When I get to debating people who aren’t libertarians, I’m often told that the profit motive is the source of miserly, predatory, rapacious, and otherwise thoroughly unpleasant behaviour.  (This is of course occasionally true.)  I am then usually told that this demonstrates the superiority of public systems to private ones, as the government doesn’t care how much anything costs and is thus not beholden to the eee-ville profit motive.  I then point out the stunningly obvious counterexample of the People’s Republic of China, and they change the subject.

There is, however, another side to the argument.  Rather than debate the degree to which thuh gummint is subject to the profit motive, we should ask (first) what other options are available and (second) whether they’re any better.
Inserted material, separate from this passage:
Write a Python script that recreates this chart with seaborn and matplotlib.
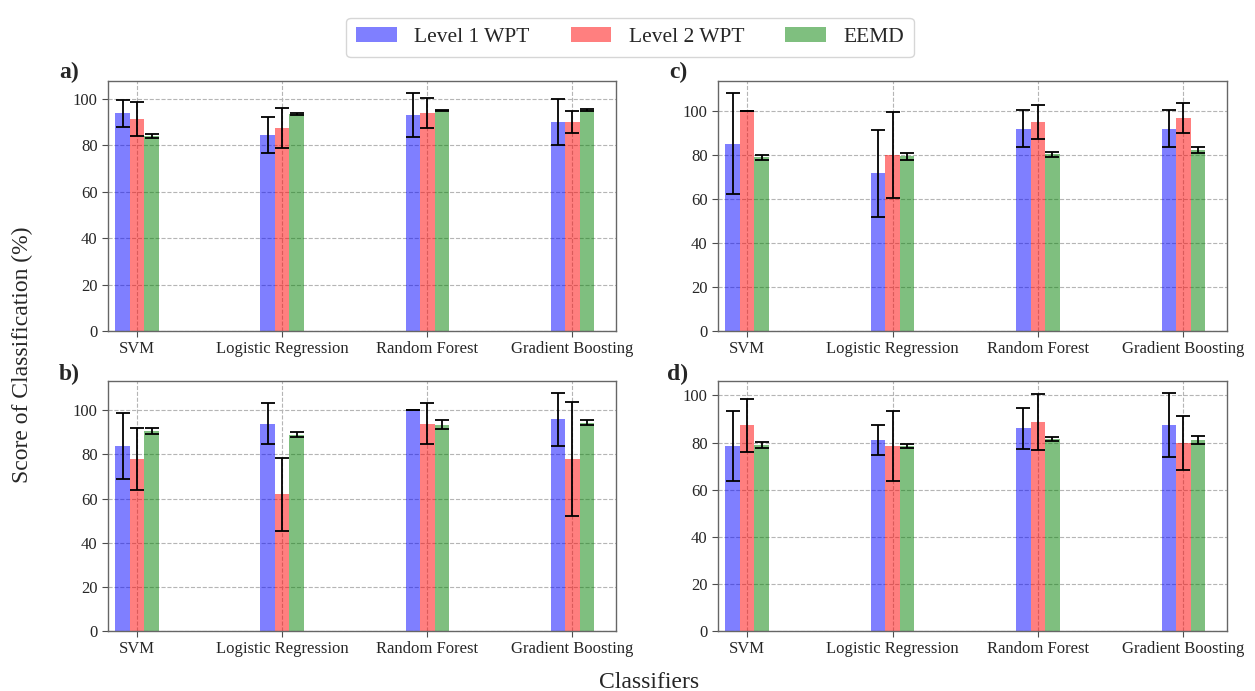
import numpy as np
import pandas as pd
import matplotlib
matplotlib.use("Agg")
import matplotlib.pyplot as plt
from matplotlib.patches import Patch
import seaborn as sns

classifiers = ["SVM", "Logistic Regression", "Random Forest", "Gradient Boosting"]
methods = ["Level 1 WPT", "Level 2 WPT", "EEMD"]

# panel a)
a_l1 = [93.8, 84.5, 93.1, 90.0]
a_l1_err = [5.8, 7.8, 9.4, 9.8]
a_l2 = [91.4, 87.5, 93.7, 90.0]
a_l2_err = [7.3, 8.7, 6.5, 4.9]
a_eemd = [84.1, 93.5, 95.0, 95.0]
a_eemd_err = [0.9, 0.3, 0.35, 0.5]

# panel b)
b_l1 = [84.0, 94.0, 100.0, 95.9]
b_l1_err = [15.0, 9.2, 0.0, 12.0]
b_l2 = [77.9, 61.9, 94.0, 77.9]
b_l2_err = [14.0, 16.7, 9.2, 26.0]
b_eemd = [90.8, 88.9, 93.4, 94.4]
b_eemd_err = [1.4, 1.1, 2.0, 1.2]

# panel c)
c_l1 = [85.0, 71.6, 91.7, 91.7]
c_l1_err = [23.0, 19.8, 8.4, 8.4]
c_l2 = [100.0, 80.0, 95.0, 96.7]
c_l2_err = [0.0, 19.5, 7.7, 6.7]
c_eemd = [78.7, 79.3, 80.1, 82.2]
c_eemd_err = [1.05, 1.6, 1.3, 1.3]

# panel d)
d_l1 = [78.7, 81.1, 86.1, 87.4]
d_l1_err = [14.9, 6.2, 8.8, 13.7]
d_l2 = [87.4, 78.6, 88.7, 79.9]
d_l2_err = [11.2, 15.0, 11.8, 11.5]
d_eemd = [79.0, 78.6, 81.5, 81.2]
d_eemd_err = [1.2, 1.0, 0.9, 1.8]

panels = [
    ("a)", (a_l1, a_l2, a_eemd), (a_l1_err, a_l2_err, a_eemd_err)),
    ("b)", (b_l1, b_l2, b_eemd), (b_l1_err, b_l2_err, b_eemd_err)),
    ("c)", (c_l1, c_l2, c_eemd), (c_l1_err, c_l2_err, c_eemd_err)),
    ("d)", (d_l1, d_l2, d_eemd), (d_l1_err, d_l2_err, d_eemd_err)),
]

colors = ["blue", "red", "green"]

sns.set_style("white")
plt.rcParams["font.family"] = ["Liberation Serif", "DejaVu Serif"]

fig = plt.figure(figsize=(12.55, 6.91), dpi=100)

W, H = 1255.0, 691.0
boxes = {
    "a)": (108, 81, 616, 331),
    "b)": (108, 381, 616, 631),
    "c)": (718, 81, 1227, 331),
    "d)": (718, 381, 1227, 631),
}
label_pos = {"a)": (59, 72), "b)": (59, 374), "c)": (669, 72), "d)": (667, 374)}

for tag, vals, errs in panels:
    x0, y0, x1, y1 = boxes[tag]
    ax = fig.add_axes([x0 / W, 1 - y1 / H, (x1 - x0) / W, (y1 - y0) / H])

    rows = []
    for m, v in zip(methods, vals):
        for c, s in zip(classifiers, v):
            rows.append({"Classifier": c, "Method": m, "Score": s})
    df = pd.DataFrame(rows)

    sns.barplot(data=df, x="Classifier", y="Score", hue="Method",
                order=classifiers, hue_order=methods, palette=colors,
                saturation=1, alpha=0.5, width=0.3, gap=0, errorbar=None,
                linewidth=0, legend=False, ax=ax, zorder=2)

    for cont, e in zip(ax.containers, errs):
        xs = [p.get_x() + p.get_width() / 2 for p in cont.patches]
        hs = [p.get_height() for p in cont.patches]
        ax.errorbar(xs, hs, yerr=e, fmt="none", ecolor="black",
                    elinewidth=1.3, capsize=5, capthick=1.3, zorder=3)

    ax.set_xlim(-0.2, 3.3)
    ax.margins(y=0.05)
    ax.autoscale(axis="y")
    ax.set_ylim(0, ax.get_ylim()[1])
    ax.set_yticks([0, 20, 40, 60, 80, 100])
    ax.grid(True, axis="both", linestyle="--", color="#b5b5b5", linewidth=0.8, zorder=0)
    ax.set_axisbelow(True)
    ax.set_xlabel("")
    ax.set_ylabel("")
    ax.tick_params(axis="both", labelsize=12, length=4, width=0.8,
                   color="0.3", direction="out", bottom=True, left=True)
    for sp in ax.spines.values():
        sp.set_color("0.4")
        sp.set_linewidth(1.0)

    lx, ly = label_pos[tag]
    fig.text(lx / W, 1 - ly / H, tag, fontsize=17, fontweight="bold",
             ha="left", va="center")

handles = [Patch(facecolor=c, alpha=0.5, edgecolor="none") for c in colors]
fig.legend(handles, methods, loc="upper center", bbox_to_anchor=(0.502, 0.99),
           ncol=3, fontsize=15.5, frameon=True, handlelength=1.9,
           handleheight=0.7, columnspacing=1.9, handletextpad=0.8,
           borderpad=0.45, edgecolor="#cccccc")

fig.text(22 / W, 0.486, "Score of Classification (%)", rotation=90,
         fontsize=17, ha="center", va="center")
fig.text(649 / W, 1 - 682 / H, "Classifiers", fontsize=17,
         ha="center", va="center")

fig.savefig("out.png", dpi=100)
Before we do that we should realize that there’s no such thing as “the government’s motive” — governments, like all organizations, are composed of individuals, each of whom has one or more motivations, and many of which are germane to the argument.  When applied to individuals, “the profit motive” isn’t really a motive in the same sense as self-preservation or altruism: it’s an incentive.  Profit is a reward for certain kinds of behaviour.  Sell more widgets, or produce them more cheaply, and — all things being equal — you make a bigger profit.  Things like stock options were introduced as devices to make individual employees care more about corporate profits.  (And they turned out to be imperfect devices, but we could’ve seen that coming.)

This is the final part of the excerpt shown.